BP questions starch molding’s hygiene credentials
Purvis said that the confectionery industry had developed a growing interest in the Grocery Manufacturers Association’s (GMA’s) 10 Principles of Sanitary Equipment Design. He added that North American regulators had become increasingly concerned with jellies manufactured on old starch systems.
“The legislation caters for meeting certain standards, but the manufacturing systems that are used, it’s very questionable if they actually do meet those standards, whether a line can be sanitized for example.”
He said that while starch moguls were probably compatible with current legislation, future standards could be more demanding.
Sticking with starch
LHT Consultancy and Eagle Vision recently developed a DTV system that uses a camera to take images of the starch molding tray and compares the images to one of a properly filled tray. If a tray is not filled correctly, depositing does not take place and the tray can be removed manually or with a tray eject system.

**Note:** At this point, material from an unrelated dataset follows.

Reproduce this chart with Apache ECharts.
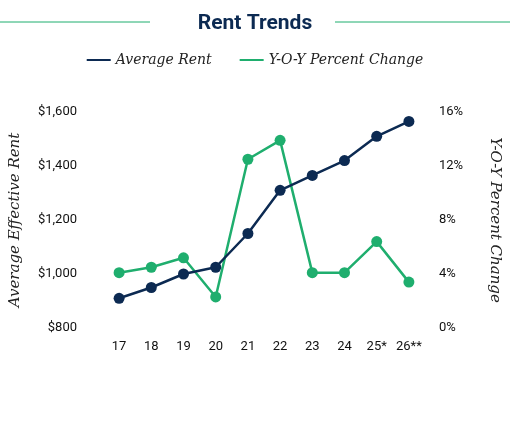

The developers claimed the system the problem the dirty tray problem.
Purvis claimed that depositing into a starchless metal mold was far more sanitary and could be the way forward.
“That method also can be very attractive for incorporating functional elements because we are dealing with very precise piece weights and an image of a high quality piece,” said Purvis.
He accepted that a product made this way would be noticeably different in texture and elasticity to a starch molded product, but claimed it could be an advantage.
“We’re making a piece that is visibly and texturally altogether superior – it’s smooth, it’s precise, it’s glossy and with bright colors and clear. It conveys an image of a high quality product,” he said.